■ **WRITTEN PROBLEM**:
Return every line below in which "this" appears.

■ **PROVIDED MATERIAL**:
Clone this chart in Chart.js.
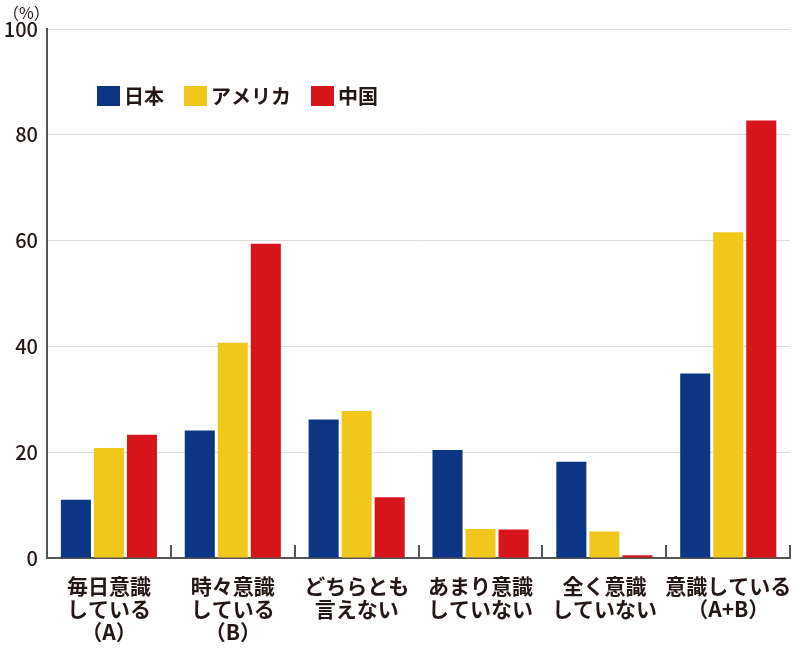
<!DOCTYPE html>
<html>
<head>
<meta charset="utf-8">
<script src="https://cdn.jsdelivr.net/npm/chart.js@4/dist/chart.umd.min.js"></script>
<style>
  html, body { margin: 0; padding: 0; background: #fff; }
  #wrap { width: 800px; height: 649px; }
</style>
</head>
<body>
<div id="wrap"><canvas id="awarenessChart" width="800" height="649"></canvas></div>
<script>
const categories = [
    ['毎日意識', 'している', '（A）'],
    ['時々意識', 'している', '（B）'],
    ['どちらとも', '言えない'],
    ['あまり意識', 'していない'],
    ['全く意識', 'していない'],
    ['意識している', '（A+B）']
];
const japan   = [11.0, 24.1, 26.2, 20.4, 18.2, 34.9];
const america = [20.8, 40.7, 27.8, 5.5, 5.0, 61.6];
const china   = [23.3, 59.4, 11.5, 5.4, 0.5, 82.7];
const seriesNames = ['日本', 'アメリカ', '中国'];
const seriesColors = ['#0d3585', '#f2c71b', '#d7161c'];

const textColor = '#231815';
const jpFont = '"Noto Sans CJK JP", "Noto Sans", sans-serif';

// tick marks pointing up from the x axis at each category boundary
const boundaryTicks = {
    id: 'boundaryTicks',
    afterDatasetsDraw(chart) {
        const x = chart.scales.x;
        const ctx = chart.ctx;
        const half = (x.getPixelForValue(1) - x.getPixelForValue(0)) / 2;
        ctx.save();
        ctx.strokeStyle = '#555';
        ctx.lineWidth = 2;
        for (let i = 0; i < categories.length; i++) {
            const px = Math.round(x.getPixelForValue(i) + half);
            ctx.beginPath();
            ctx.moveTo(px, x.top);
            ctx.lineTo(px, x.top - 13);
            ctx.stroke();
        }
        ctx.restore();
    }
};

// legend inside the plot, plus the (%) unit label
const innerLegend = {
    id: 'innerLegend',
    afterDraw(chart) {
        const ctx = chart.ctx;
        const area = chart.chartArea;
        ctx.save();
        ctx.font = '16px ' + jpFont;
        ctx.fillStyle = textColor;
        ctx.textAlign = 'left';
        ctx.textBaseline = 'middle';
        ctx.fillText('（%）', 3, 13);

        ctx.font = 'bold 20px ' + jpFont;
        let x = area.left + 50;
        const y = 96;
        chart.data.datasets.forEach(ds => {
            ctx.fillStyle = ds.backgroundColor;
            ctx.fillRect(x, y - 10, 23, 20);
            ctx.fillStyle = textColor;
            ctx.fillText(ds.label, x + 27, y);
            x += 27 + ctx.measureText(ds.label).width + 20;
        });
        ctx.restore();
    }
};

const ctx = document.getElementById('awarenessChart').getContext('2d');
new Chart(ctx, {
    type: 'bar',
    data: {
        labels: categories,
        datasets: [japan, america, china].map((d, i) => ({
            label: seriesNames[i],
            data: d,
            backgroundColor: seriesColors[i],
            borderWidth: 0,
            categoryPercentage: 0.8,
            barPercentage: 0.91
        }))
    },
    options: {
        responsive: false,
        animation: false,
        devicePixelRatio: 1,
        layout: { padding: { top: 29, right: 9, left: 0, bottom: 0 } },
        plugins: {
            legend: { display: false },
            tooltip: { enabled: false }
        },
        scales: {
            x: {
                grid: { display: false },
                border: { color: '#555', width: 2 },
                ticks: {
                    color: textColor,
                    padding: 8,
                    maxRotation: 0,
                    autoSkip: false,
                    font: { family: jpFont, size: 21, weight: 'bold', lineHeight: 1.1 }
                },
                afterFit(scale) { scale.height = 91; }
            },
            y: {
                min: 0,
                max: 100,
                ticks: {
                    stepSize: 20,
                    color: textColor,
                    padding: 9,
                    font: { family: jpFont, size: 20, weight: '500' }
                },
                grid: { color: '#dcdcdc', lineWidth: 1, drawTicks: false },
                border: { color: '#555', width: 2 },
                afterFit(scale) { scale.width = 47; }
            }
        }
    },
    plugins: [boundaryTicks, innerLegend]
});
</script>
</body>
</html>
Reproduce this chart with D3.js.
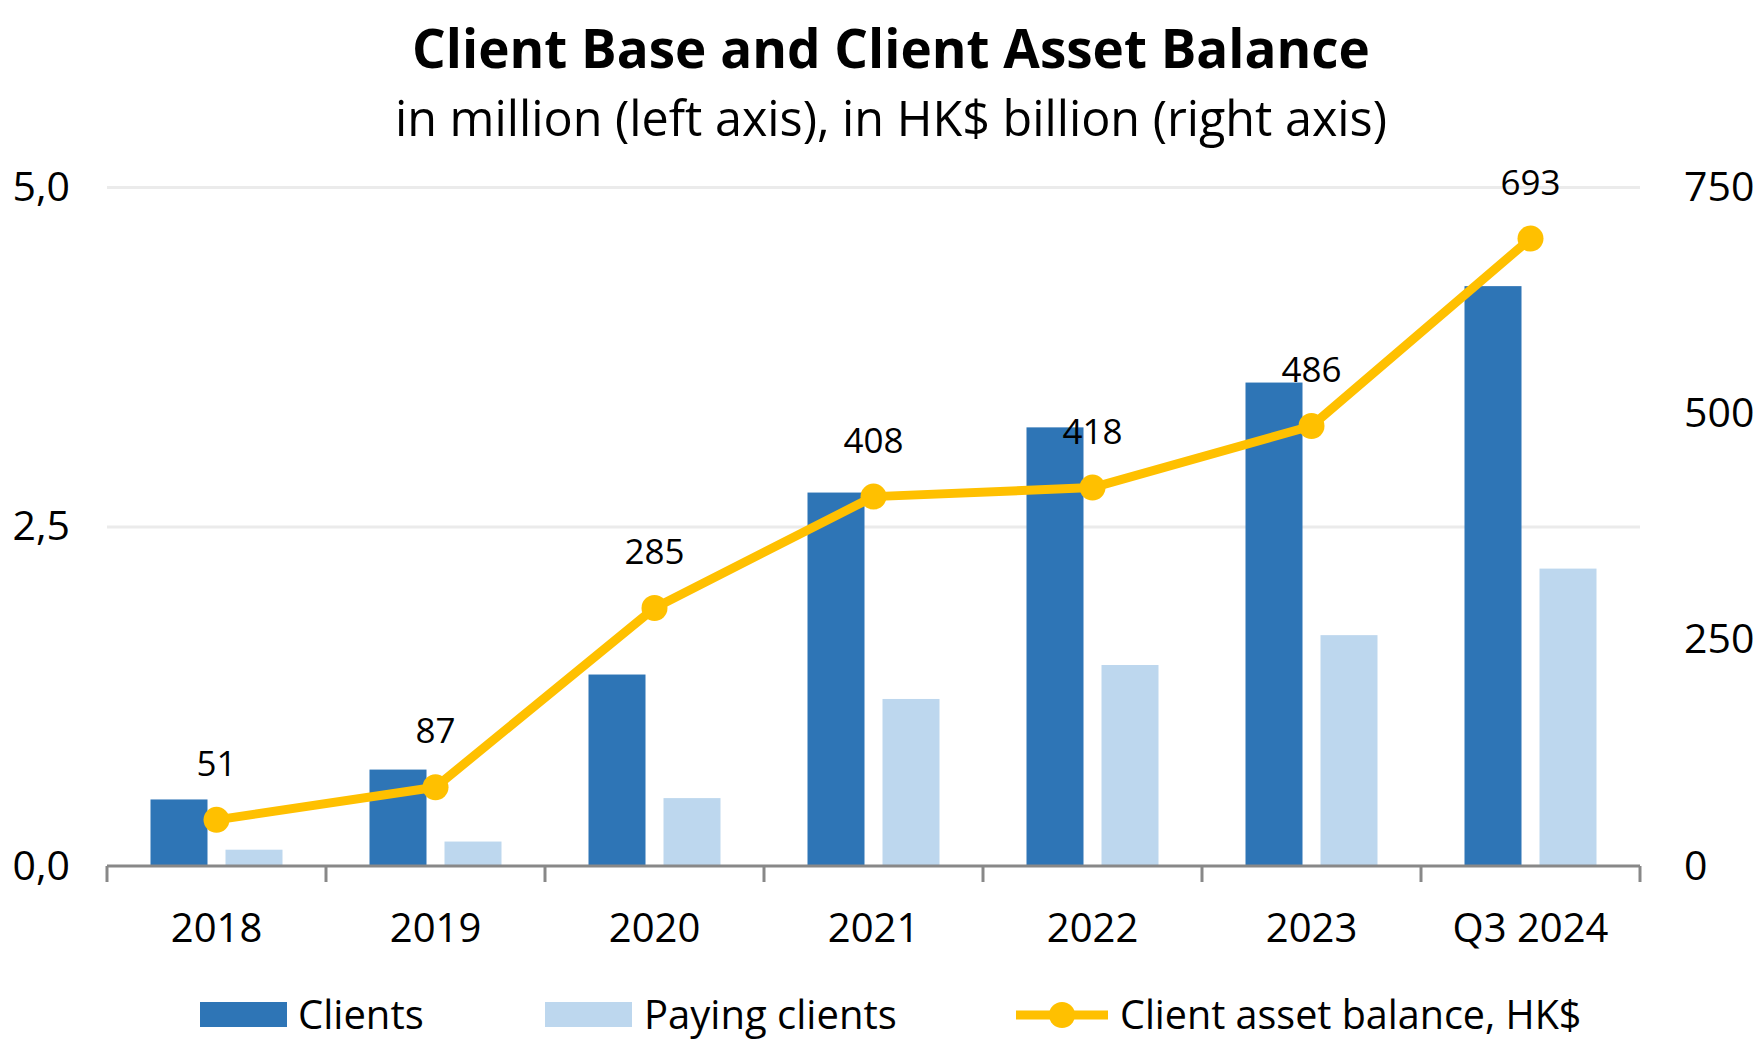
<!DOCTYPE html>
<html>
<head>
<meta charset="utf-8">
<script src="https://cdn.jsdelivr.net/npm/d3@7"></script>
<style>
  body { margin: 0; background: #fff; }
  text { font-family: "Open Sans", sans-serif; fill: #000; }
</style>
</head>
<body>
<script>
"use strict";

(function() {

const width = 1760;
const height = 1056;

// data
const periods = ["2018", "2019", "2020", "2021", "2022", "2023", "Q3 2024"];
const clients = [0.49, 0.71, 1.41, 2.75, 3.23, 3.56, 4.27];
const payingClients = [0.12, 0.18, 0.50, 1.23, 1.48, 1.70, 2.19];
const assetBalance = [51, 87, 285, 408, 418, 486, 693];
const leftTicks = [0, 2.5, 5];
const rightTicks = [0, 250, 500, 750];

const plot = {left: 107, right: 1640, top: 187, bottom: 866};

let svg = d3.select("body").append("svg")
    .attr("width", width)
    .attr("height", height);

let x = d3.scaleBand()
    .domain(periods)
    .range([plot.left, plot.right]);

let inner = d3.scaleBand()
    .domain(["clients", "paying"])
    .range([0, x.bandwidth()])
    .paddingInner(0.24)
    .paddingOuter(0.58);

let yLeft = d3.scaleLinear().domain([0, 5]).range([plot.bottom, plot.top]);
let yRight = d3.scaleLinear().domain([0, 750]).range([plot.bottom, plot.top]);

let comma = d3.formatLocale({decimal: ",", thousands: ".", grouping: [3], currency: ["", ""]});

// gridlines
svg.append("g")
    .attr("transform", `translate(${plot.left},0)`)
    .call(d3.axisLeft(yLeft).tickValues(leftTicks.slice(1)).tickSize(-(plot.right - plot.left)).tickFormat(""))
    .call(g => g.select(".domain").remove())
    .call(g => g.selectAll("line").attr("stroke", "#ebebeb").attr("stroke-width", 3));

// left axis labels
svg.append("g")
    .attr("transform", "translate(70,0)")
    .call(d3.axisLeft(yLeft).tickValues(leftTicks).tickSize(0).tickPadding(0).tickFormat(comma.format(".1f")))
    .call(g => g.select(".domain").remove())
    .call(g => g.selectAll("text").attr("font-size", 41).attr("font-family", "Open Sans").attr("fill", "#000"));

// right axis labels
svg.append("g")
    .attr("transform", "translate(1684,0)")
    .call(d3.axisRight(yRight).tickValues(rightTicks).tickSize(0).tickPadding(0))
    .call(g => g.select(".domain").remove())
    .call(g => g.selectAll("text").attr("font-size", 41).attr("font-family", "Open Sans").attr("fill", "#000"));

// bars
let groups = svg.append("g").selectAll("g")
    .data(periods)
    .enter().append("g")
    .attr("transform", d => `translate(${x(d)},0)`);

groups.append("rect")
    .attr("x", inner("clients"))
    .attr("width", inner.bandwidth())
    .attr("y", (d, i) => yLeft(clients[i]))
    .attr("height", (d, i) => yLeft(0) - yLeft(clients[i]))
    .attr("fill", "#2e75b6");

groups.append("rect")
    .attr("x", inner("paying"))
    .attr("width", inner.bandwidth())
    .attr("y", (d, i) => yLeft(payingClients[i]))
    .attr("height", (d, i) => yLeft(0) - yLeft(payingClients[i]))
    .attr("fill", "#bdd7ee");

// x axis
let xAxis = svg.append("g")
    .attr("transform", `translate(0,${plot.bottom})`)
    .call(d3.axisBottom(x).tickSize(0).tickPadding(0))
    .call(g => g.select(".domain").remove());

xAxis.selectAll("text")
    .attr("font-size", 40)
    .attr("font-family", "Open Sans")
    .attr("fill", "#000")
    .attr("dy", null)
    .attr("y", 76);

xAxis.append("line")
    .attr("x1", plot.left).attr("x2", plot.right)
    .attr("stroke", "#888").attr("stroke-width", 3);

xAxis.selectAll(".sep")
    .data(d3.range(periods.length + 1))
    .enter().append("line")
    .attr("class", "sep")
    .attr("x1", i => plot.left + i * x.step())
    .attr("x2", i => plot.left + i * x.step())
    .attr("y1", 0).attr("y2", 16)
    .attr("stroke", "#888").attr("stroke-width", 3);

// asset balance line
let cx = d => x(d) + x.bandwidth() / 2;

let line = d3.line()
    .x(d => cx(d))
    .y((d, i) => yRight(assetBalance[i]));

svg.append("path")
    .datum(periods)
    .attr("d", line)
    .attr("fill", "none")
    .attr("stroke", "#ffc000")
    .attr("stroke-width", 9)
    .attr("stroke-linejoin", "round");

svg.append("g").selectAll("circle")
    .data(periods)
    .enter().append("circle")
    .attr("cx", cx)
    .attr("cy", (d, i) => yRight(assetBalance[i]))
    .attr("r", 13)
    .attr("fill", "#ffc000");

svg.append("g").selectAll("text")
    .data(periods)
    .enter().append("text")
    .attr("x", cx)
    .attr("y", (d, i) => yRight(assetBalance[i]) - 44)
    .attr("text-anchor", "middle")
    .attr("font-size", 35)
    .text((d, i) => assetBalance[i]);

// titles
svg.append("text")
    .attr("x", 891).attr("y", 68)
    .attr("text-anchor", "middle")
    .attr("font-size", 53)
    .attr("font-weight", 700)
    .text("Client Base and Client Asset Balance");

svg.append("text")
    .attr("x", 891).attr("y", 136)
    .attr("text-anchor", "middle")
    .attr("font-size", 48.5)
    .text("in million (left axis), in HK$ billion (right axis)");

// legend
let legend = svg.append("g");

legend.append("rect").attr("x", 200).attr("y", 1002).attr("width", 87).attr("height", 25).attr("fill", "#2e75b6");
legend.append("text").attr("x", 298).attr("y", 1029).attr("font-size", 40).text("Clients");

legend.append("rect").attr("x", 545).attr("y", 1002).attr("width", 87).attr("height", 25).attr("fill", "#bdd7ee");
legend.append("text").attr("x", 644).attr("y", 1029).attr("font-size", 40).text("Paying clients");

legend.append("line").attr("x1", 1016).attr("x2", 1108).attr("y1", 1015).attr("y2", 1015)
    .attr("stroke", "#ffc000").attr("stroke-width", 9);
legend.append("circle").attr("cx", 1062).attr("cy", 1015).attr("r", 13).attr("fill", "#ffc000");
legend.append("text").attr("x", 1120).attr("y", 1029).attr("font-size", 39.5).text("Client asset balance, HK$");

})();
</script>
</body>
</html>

■ **EXERCISE RESULT**:
Clone this chart in Chart.js.
Reproduce this chart with D3.js.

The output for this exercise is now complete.